Charts and diagrams as code —
_ _ _ _ _ _ _

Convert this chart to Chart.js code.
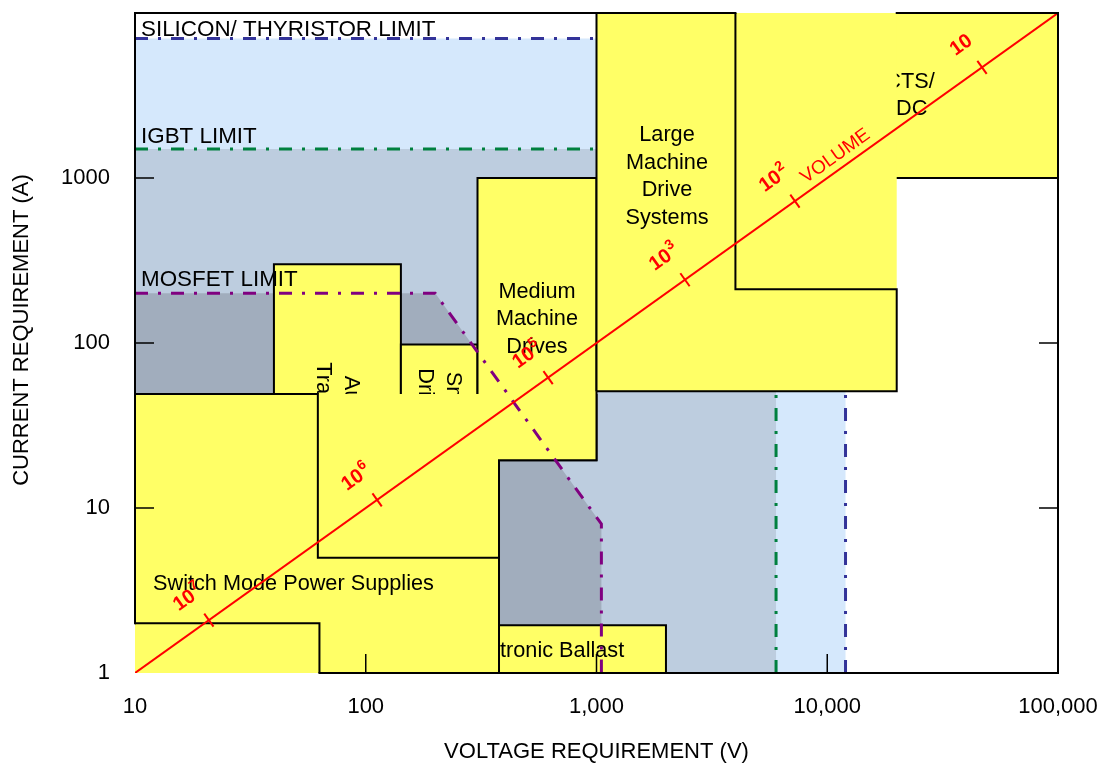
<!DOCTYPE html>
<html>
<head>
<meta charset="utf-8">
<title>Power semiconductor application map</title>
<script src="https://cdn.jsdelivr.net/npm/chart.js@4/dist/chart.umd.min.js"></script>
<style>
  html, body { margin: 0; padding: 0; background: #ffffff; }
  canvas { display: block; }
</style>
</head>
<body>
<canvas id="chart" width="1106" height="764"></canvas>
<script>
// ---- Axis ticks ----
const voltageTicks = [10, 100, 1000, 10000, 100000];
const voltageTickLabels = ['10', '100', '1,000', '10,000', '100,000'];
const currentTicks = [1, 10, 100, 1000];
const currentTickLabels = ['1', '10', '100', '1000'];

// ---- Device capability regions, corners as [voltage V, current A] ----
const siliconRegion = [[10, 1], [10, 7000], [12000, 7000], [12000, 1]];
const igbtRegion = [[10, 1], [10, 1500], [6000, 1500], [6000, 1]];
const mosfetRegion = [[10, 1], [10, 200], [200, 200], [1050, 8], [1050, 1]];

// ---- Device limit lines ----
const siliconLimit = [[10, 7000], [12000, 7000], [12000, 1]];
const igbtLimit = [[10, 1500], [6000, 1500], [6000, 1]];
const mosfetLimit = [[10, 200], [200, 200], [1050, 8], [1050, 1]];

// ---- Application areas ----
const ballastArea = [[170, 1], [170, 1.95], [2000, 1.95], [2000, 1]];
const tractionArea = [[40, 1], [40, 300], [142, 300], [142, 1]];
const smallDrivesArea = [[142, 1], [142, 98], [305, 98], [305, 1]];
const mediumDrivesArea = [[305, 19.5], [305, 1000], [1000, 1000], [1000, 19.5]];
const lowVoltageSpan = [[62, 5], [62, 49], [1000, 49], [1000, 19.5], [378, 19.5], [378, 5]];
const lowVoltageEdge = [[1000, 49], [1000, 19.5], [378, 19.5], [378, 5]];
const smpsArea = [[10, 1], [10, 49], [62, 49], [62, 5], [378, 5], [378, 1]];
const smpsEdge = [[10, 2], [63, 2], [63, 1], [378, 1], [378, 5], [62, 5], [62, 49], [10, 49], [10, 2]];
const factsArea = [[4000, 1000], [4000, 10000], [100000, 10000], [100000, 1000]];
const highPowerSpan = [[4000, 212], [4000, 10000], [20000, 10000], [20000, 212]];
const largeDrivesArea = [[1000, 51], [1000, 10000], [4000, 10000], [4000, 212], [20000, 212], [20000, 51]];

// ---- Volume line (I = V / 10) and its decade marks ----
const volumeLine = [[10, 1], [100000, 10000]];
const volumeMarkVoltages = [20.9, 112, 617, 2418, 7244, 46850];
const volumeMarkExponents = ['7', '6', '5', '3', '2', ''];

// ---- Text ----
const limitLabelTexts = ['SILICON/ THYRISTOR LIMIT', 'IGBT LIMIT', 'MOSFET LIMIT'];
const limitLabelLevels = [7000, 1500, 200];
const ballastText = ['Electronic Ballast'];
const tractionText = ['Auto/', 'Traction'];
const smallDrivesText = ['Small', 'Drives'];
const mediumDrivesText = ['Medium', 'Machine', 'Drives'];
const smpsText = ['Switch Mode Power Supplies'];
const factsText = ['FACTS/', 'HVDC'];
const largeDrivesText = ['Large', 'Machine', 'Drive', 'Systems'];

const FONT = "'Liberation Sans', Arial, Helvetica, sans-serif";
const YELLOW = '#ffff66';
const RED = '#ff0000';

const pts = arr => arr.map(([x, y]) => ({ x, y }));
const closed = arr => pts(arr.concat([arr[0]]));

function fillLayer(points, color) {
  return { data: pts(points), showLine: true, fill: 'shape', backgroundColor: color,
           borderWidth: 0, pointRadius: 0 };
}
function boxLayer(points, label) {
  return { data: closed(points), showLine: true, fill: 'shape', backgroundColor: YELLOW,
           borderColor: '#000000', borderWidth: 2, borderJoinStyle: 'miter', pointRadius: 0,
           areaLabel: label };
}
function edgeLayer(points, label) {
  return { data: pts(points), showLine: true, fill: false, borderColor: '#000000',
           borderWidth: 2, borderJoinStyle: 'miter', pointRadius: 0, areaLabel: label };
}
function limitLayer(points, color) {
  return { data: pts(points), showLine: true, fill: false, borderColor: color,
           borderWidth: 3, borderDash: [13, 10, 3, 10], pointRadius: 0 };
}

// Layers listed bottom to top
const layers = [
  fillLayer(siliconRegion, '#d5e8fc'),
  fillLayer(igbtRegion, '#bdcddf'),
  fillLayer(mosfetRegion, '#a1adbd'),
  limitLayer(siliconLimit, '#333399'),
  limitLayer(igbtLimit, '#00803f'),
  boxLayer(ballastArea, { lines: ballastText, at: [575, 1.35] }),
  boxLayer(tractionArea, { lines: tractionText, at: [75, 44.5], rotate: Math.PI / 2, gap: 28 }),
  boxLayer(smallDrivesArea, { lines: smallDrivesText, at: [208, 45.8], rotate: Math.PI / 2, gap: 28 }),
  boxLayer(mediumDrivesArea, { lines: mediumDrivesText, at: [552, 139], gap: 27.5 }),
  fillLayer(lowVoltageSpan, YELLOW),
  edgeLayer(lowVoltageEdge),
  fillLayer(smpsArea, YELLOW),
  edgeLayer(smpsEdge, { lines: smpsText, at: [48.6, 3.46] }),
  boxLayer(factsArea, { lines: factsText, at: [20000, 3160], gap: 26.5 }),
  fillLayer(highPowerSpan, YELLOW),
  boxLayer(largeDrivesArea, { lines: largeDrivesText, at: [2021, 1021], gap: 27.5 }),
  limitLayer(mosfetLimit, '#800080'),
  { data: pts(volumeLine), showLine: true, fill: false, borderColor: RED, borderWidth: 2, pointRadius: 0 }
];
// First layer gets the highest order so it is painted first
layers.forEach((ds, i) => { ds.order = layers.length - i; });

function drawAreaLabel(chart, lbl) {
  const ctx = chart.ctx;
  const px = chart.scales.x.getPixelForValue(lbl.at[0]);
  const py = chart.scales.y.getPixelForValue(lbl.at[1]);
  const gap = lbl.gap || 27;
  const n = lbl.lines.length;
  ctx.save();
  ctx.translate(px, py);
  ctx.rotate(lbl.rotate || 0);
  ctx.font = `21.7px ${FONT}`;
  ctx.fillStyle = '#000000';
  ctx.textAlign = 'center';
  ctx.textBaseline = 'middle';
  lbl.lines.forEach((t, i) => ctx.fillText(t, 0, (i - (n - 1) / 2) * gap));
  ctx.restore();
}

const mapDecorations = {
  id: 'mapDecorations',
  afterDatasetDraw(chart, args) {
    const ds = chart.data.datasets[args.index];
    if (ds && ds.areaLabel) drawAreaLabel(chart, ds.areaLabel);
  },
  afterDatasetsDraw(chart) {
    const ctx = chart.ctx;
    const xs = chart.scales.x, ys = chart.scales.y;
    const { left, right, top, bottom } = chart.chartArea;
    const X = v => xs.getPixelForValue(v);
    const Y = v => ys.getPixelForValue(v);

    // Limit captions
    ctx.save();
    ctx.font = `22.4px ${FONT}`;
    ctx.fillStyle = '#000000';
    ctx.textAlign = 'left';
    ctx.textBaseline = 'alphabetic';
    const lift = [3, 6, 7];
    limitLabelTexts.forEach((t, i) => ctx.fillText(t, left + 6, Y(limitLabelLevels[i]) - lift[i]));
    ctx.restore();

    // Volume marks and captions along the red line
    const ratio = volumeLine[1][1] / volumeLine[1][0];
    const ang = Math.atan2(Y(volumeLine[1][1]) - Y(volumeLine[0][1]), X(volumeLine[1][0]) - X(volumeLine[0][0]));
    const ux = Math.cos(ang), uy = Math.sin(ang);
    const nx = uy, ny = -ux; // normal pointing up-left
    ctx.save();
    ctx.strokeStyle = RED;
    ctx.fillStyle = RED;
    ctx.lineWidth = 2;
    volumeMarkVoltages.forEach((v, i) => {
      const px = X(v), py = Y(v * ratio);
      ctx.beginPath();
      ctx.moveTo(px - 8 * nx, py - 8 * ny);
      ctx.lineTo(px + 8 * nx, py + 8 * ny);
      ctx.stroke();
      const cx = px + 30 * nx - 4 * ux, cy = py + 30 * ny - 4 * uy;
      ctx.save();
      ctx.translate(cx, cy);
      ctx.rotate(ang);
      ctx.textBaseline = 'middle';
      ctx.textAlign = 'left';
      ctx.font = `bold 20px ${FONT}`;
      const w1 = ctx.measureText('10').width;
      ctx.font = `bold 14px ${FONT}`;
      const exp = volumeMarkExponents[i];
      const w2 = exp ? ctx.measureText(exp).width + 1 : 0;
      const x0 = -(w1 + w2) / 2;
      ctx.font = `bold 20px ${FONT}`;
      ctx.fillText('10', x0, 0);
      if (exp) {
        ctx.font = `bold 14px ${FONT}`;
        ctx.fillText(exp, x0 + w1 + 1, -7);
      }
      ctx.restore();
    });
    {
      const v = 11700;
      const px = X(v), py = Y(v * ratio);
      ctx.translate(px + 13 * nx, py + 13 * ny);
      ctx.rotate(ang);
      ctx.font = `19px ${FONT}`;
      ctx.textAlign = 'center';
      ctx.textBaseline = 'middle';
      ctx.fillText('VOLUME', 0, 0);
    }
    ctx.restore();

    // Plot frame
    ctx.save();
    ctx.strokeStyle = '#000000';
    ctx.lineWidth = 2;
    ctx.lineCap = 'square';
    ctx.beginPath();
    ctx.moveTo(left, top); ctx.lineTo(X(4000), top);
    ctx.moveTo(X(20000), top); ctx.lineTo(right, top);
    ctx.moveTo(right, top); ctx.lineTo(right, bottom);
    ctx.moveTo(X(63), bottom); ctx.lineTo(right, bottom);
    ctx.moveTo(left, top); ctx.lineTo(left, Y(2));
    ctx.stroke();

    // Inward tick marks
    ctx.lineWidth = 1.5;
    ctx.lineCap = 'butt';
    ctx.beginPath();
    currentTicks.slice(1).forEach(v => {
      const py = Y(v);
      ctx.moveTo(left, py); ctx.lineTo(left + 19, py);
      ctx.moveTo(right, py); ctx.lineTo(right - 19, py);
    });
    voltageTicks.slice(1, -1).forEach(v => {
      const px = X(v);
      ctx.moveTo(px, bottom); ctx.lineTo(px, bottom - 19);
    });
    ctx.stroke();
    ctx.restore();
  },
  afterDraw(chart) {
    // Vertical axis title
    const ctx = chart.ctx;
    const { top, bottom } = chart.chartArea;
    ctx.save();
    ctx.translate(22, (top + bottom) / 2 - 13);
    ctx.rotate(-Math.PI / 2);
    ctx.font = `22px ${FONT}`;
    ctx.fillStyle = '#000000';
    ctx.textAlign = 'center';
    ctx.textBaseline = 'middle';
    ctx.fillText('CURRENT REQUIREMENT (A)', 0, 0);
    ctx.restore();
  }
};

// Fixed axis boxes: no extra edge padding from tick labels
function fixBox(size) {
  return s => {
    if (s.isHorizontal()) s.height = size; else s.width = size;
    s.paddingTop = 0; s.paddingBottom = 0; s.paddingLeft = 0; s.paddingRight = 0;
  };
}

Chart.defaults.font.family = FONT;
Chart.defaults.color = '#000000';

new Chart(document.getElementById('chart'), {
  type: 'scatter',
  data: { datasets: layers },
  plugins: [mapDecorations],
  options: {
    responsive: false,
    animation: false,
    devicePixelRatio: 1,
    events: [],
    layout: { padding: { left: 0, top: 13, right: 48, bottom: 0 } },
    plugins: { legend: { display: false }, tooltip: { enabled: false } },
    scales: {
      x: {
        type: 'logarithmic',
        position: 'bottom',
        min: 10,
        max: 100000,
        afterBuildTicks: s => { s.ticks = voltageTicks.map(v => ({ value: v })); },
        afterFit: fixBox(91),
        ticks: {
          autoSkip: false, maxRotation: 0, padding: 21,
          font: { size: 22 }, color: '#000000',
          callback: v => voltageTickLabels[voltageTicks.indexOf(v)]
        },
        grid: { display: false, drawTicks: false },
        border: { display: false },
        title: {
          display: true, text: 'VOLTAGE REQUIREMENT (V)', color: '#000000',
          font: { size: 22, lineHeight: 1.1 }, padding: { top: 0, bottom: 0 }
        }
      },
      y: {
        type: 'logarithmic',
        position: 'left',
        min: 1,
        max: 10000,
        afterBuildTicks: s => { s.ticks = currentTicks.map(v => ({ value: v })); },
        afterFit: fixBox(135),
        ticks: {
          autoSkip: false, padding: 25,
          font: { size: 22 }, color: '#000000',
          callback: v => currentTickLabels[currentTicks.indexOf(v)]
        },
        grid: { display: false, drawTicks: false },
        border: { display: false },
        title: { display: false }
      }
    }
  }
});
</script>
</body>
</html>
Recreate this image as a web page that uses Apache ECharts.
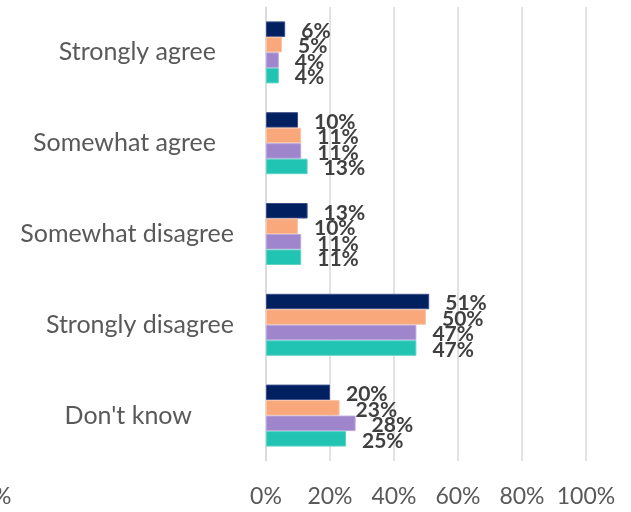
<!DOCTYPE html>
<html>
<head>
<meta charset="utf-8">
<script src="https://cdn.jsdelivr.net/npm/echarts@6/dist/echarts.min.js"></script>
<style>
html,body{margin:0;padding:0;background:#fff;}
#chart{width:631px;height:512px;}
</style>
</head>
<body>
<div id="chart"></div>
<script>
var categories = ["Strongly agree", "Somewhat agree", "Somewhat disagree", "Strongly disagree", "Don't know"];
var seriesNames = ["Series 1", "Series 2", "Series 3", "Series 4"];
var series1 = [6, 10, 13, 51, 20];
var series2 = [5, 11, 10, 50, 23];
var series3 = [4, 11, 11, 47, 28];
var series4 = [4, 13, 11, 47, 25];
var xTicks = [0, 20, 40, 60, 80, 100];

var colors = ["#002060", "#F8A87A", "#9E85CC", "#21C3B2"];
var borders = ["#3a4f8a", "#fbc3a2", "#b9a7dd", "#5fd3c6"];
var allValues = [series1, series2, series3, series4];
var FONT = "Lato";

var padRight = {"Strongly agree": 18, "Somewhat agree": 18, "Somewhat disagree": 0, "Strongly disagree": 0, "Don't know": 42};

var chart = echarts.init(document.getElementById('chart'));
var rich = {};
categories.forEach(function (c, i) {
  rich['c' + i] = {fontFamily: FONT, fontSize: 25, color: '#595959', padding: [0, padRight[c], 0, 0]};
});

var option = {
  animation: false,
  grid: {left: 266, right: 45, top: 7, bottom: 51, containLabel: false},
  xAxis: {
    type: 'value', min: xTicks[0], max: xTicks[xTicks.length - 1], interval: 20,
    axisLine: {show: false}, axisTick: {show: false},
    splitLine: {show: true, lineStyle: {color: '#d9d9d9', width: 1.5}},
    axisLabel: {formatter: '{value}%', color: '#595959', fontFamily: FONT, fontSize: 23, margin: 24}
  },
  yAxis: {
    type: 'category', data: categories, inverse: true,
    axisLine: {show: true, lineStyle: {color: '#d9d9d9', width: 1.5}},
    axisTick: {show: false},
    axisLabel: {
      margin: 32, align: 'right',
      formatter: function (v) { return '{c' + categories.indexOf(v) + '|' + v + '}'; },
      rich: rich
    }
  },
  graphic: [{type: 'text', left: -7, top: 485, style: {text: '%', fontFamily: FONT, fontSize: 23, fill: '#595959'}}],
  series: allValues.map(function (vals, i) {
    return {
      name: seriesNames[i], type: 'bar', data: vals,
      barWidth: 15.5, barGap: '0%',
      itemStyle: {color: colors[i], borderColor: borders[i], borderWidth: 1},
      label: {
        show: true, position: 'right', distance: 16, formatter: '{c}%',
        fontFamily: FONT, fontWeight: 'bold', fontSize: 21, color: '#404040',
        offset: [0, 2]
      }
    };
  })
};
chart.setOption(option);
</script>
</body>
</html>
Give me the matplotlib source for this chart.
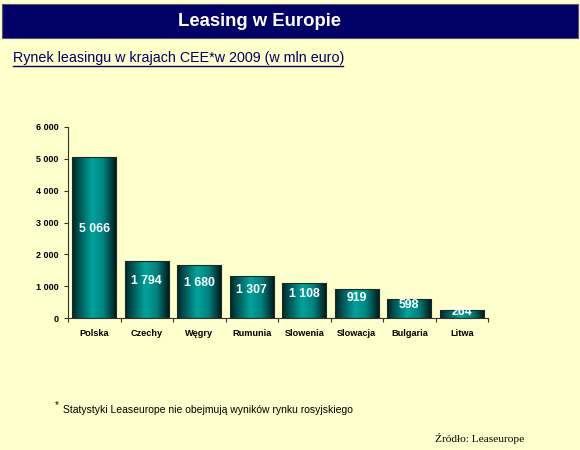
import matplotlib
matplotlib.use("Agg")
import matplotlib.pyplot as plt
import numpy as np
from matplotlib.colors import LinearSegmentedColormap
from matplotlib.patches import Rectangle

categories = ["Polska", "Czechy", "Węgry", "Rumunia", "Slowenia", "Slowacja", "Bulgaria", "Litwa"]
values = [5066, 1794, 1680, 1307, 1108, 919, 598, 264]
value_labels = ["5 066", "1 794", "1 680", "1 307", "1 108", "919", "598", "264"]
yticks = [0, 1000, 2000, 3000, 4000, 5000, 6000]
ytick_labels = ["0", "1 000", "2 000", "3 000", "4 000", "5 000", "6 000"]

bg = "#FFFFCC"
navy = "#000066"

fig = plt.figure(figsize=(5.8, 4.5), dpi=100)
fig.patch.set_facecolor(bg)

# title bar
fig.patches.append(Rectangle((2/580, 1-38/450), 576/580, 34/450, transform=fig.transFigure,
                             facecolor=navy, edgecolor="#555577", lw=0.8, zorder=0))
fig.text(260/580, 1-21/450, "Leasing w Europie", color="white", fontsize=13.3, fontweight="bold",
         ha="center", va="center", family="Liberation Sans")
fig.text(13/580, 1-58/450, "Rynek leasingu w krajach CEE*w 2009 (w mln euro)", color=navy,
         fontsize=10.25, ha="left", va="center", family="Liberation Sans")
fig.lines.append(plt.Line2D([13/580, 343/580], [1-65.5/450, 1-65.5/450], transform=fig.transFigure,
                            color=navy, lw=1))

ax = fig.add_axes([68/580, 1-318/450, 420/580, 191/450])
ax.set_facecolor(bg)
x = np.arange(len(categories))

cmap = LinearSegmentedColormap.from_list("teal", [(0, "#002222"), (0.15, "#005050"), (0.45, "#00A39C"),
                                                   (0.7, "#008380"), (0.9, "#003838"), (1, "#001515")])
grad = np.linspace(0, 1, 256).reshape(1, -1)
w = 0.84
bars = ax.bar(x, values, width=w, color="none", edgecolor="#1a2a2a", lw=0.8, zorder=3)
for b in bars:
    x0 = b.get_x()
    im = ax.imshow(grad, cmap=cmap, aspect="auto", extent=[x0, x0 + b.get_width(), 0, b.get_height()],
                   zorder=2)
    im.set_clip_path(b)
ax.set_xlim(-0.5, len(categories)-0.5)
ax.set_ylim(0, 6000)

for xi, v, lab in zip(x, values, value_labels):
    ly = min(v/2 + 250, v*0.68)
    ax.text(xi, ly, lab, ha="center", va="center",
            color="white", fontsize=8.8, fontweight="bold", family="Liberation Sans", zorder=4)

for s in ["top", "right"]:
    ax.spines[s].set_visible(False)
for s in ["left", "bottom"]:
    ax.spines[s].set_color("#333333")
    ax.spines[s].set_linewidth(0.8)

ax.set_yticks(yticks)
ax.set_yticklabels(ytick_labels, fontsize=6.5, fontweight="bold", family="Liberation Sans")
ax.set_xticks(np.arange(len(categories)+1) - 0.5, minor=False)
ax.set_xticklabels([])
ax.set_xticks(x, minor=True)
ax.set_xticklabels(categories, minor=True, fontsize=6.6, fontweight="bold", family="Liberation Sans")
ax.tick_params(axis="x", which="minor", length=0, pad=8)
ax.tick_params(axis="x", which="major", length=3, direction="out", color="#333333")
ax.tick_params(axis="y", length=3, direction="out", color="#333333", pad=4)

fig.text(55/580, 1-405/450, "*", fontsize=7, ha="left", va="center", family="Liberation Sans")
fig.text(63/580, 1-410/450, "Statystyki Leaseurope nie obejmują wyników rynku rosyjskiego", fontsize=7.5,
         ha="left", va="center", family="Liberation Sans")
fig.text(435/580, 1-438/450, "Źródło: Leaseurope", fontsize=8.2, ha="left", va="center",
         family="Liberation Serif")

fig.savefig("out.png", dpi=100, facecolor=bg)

_ _ _ _ _ _ _

Exercise objective — Print exactly what appears from the line holding "Give me the matplotlib source for this chart." down to the line holding "from matplotlib.patches import Rectangle", both ends kept, leaving out the pictures.

Completed exercise —
Give me the matplotlib source for this chart.
import matplotlib
matplotlib.use("Agg")
import matplotlib.pyplot as plt
import numpy as np
from matplotlib.colors import LinearSegmentedColormap
from matplotlib.patches import Rectangle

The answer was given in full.